AIM OF THE EXERCISE:
Your task is to retype the lines between the line with "Clone this diagram in TikZ." and the line with "(1857,0) rectangle (1860,845);", inclusive. Copy no pictures and no other lines.

ROWS:

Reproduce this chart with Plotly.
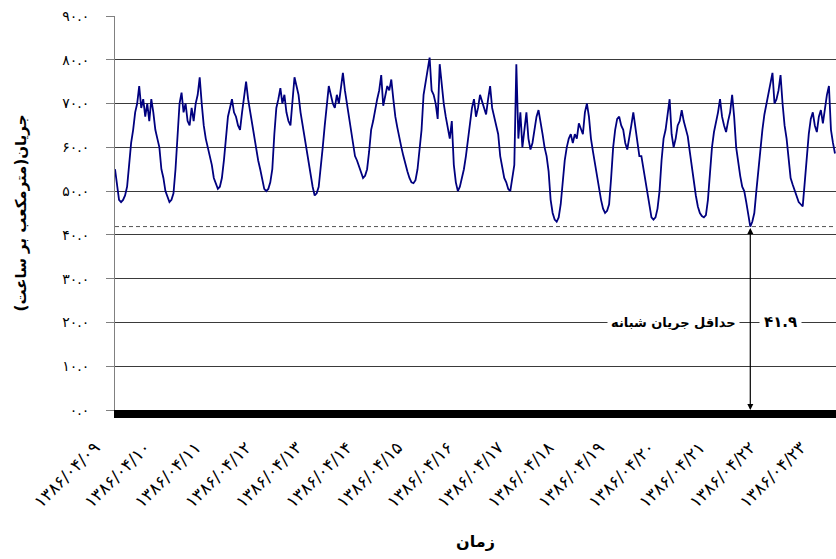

---

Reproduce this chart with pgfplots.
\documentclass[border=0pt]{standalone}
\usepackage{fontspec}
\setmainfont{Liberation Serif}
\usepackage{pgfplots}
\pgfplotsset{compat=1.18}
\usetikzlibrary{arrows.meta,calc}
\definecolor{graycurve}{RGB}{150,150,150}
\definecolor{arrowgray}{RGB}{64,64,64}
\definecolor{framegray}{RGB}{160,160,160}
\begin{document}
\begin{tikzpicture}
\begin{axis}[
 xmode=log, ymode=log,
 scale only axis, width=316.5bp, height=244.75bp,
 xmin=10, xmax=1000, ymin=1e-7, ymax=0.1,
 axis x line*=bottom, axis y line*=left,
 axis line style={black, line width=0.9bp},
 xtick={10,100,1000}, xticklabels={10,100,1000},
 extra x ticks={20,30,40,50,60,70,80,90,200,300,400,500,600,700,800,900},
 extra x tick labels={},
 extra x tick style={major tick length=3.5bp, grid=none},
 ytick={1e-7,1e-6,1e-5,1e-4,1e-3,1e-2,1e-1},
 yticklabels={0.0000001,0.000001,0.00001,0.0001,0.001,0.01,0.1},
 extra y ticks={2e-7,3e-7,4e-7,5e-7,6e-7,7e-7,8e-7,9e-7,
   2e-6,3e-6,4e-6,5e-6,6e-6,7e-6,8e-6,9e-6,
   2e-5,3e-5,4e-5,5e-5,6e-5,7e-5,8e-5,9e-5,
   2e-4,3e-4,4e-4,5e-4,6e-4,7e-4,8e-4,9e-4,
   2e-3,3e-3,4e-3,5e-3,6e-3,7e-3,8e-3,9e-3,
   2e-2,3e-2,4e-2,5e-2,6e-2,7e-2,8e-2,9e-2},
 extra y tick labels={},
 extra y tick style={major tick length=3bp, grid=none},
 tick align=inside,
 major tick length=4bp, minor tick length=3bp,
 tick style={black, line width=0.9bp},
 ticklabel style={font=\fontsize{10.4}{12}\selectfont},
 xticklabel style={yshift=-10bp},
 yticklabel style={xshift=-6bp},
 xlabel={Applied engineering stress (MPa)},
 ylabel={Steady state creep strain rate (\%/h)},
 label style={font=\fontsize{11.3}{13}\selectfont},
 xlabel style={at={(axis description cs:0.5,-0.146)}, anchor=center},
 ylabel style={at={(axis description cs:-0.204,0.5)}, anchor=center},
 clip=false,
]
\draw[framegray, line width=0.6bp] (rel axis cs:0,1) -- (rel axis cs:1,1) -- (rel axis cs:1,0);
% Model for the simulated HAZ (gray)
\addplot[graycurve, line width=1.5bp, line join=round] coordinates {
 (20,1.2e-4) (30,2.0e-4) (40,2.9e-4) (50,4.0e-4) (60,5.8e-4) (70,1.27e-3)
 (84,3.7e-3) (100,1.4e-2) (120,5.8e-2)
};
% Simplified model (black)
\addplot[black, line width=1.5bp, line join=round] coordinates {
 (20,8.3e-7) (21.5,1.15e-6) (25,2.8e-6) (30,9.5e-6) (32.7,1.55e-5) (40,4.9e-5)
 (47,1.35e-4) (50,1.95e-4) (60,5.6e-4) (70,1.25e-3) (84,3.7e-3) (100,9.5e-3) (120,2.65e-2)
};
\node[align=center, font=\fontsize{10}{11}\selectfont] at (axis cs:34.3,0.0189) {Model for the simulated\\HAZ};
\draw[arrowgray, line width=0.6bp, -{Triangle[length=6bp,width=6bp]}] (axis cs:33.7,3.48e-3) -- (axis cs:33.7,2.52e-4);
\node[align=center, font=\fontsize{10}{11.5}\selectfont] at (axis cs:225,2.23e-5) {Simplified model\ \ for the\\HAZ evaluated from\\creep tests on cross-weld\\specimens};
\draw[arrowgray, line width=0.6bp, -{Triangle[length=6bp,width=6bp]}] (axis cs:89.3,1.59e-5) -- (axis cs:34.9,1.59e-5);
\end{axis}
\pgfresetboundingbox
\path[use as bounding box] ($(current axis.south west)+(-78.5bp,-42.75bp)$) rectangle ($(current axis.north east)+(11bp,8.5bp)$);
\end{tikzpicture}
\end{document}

* * *

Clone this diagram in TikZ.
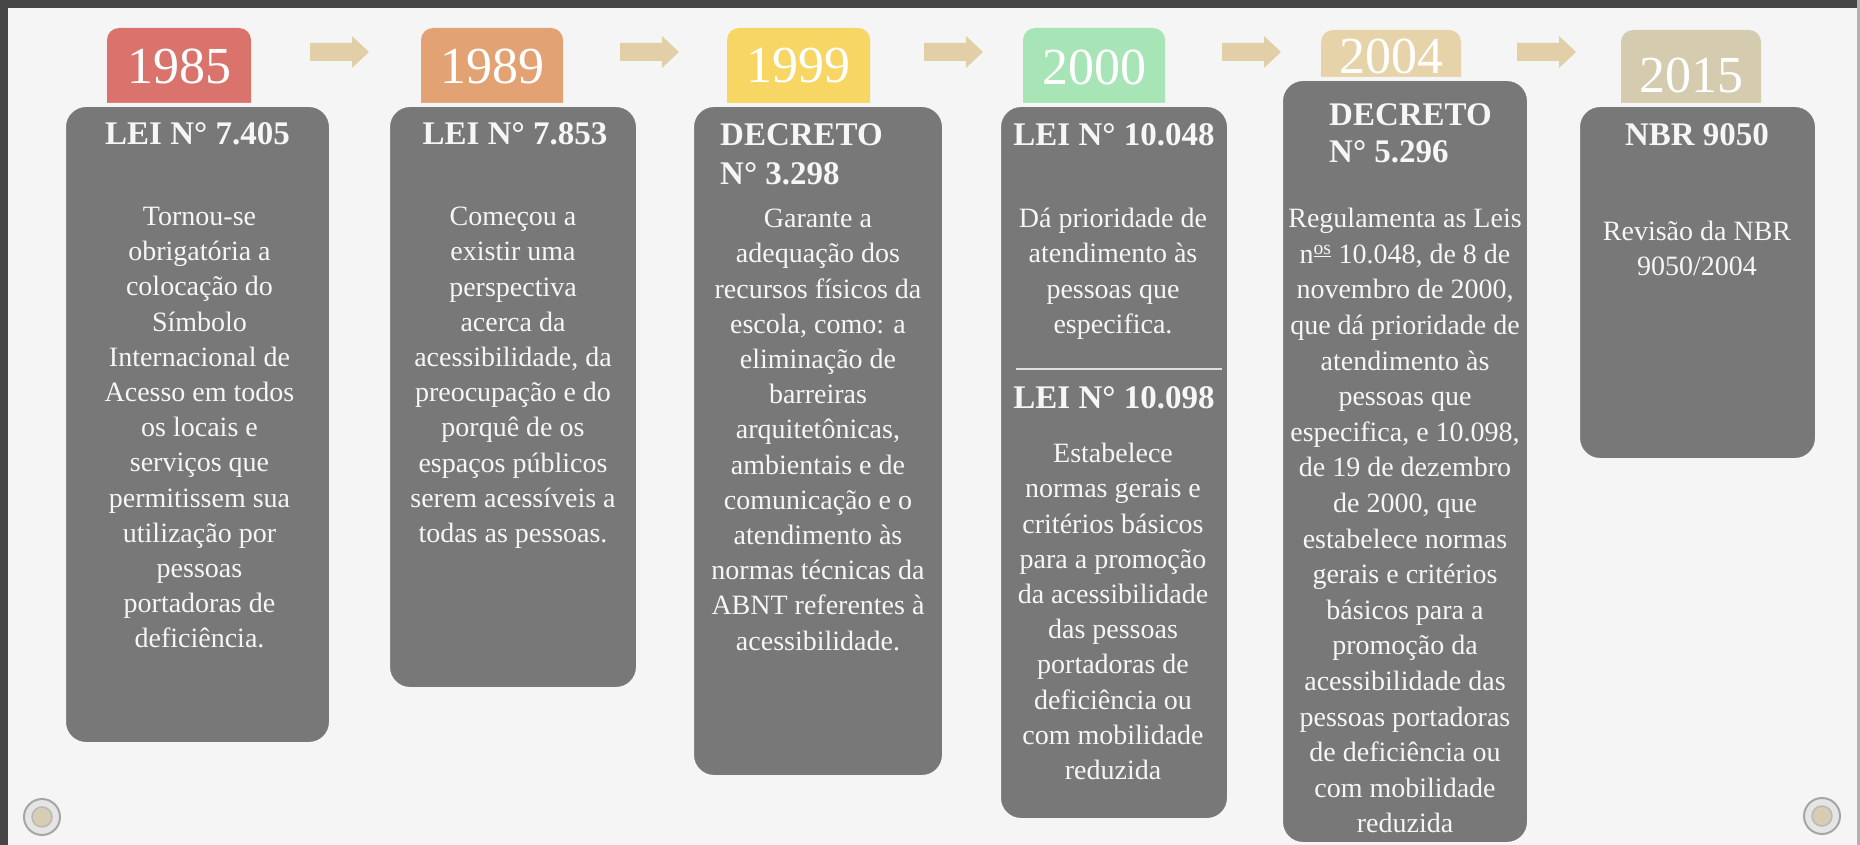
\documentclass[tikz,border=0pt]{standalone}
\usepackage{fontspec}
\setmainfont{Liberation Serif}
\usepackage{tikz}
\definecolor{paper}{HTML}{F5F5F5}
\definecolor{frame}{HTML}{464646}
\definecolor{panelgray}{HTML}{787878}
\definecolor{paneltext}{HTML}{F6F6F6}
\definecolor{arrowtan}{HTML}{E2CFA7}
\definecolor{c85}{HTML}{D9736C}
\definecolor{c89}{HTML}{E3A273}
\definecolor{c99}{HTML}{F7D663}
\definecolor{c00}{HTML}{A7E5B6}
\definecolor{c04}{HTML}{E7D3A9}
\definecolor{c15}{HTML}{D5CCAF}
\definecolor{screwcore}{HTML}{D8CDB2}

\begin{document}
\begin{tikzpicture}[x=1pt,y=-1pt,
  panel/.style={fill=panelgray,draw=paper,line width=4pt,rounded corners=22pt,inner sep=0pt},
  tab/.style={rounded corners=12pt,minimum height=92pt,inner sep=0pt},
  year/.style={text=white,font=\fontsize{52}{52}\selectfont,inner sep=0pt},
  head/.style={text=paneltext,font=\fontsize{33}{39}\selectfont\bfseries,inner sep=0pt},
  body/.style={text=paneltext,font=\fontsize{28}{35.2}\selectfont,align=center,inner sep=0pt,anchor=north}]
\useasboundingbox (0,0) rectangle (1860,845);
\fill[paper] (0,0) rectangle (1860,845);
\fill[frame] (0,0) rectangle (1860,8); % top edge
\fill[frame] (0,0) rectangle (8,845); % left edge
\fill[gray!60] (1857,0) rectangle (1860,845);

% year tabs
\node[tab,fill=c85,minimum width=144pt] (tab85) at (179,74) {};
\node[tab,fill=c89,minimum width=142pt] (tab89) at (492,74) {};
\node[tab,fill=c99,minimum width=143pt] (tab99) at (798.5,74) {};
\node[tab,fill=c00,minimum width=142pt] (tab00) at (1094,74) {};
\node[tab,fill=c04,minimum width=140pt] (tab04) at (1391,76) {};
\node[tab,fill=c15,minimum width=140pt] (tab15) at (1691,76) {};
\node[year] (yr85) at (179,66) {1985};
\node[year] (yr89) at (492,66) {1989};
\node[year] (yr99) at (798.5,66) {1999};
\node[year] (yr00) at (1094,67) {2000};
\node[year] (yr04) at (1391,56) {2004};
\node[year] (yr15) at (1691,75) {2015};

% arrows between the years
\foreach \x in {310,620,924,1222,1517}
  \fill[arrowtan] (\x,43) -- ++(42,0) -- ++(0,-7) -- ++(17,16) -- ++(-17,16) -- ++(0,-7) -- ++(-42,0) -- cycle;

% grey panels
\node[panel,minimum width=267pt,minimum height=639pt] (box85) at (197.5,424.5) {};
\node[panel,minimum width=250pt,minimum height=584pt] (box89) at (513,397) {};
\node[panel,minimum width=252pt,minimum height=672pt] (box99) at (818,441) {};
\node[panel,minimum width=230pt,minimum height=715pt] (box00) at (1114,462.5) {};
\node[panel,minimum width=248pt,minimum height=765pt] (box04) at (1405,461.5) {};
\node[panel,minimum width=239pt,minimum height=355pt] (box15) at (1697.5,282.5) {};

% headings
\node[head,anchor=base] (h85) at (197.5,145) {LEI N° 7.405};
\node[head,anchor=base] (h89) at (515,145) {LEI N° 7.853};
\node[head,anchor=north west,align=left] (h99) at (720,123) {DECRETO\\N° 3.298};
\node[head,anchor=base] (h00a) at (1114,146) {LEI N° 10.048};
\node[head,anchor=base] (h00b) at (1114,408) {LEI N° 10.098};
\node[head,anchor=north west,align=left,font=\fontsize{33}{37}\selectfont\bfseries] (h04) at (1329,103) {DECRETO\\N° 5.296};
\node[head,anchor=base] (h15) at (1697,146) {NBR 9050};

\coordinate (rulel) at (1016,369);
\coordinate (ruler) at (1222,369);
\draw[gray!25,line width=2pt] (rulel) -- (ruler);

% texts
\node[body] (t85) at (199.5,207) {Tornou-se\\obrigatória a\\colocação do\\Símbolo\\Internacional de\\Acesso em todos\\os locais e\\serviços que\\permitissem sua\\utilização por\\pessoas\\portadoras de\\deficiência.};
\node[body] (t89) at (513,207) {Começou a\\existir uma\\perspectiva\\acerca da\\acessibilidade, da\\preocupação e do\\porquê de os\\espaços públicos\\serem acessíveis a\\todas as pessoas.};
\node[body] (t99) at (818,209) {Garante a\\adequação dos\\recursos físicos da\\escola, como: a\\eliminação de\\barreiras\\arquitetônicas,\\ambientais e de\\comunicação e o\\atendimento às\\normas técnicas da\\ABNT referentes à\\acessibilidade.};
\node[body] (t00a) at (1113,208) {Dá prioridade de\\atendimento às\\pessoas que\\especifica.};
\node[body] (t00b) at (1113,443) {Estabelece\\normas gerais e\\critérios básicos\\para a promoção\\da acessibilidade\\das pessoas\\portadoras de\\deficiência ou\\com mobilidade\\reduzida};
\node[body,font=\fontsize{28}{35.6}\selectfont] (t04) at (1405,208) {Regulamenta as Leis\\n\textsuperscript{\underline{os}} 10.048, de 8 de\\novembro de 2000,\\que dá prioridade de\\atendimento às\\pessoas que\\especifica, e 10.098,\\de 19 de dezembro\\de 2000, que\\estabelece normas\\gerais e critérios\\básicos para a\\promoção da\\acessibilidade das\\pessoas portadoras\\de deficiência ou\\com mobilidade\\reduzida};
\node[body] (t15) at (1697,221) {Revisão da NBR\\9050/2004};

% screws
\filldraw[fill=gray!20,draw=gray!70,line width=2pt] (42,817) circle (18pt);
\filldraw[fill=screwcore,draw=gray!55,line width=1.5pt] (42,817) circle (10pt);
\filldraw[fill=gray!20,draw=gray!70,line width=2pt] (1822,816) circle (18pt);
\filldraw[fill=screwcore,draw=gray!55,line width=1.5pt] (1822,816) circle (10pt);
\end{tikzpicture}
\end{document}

OUTPUT BELOW:
Clone this diagram in TikZ.
\documentclass[tikz,border=0pt]{standalone}
\usepackage{fontspec}
\setmainfont{Liberation Serif}
\usepackage{tikz}
\definecolor{paper}{HTML}{F5F5F5}
\definecolor{frame}{HTML}{464646}
\definecolor{panelgray}{HTML}{787878}
\definecolor{paneltext}{HTML}{F6F6F6}
\definecolor{arrowtan}{HTML}{E2CFA7}
\definecolor{c85}{HTML}{D9736C}
\definecolor{c89}{HTML}{E3A273}
\definecolor{c99}{HTML}{F7D663}
\definecolor{c00}{HTML}{A7E5B6}
\definecolor{c04}{HTML}{E7D3A9}
\definecolor{c15}{HTML}{D5CCAF}
\definecolor{screwcore}{HTML}{D8CDB2}

\begin{document}
\begin{tikzpicture}[x=1pt,y=-1pt,
  panel/.style={fill=panelgray,draw=paper,line width=4pt,rounded corners=22pt,inner sep=0pt},
  tab/.style={rounded corners=12pt,minimum height=92pt,inner sep=0pt},
  year/.style={text=white,font=\fontsize{52}{52}\selectfont,inner sep=0pt},
  head/.style={text=paneltext,font=\fontsize{33}{39}\selectfont\bfseries,inner sep=0pt},
  body/.style={text=paneltext,font=\fontsize{28}{35.2}\selectfont,align=center,inner sep=0pt,anchor=north}]
\useasboundingbox (0,0) rectangle (1860,845);
\fill[paper] (0,0) rectangle (1860,845);
\fill[frame] (0,0) rectangle (1860,8); % top edge
\fill[frame] (0,0) rectangle (8,845); % left edge
\fill[gray!60] (1857,0) rectangle (1860,845);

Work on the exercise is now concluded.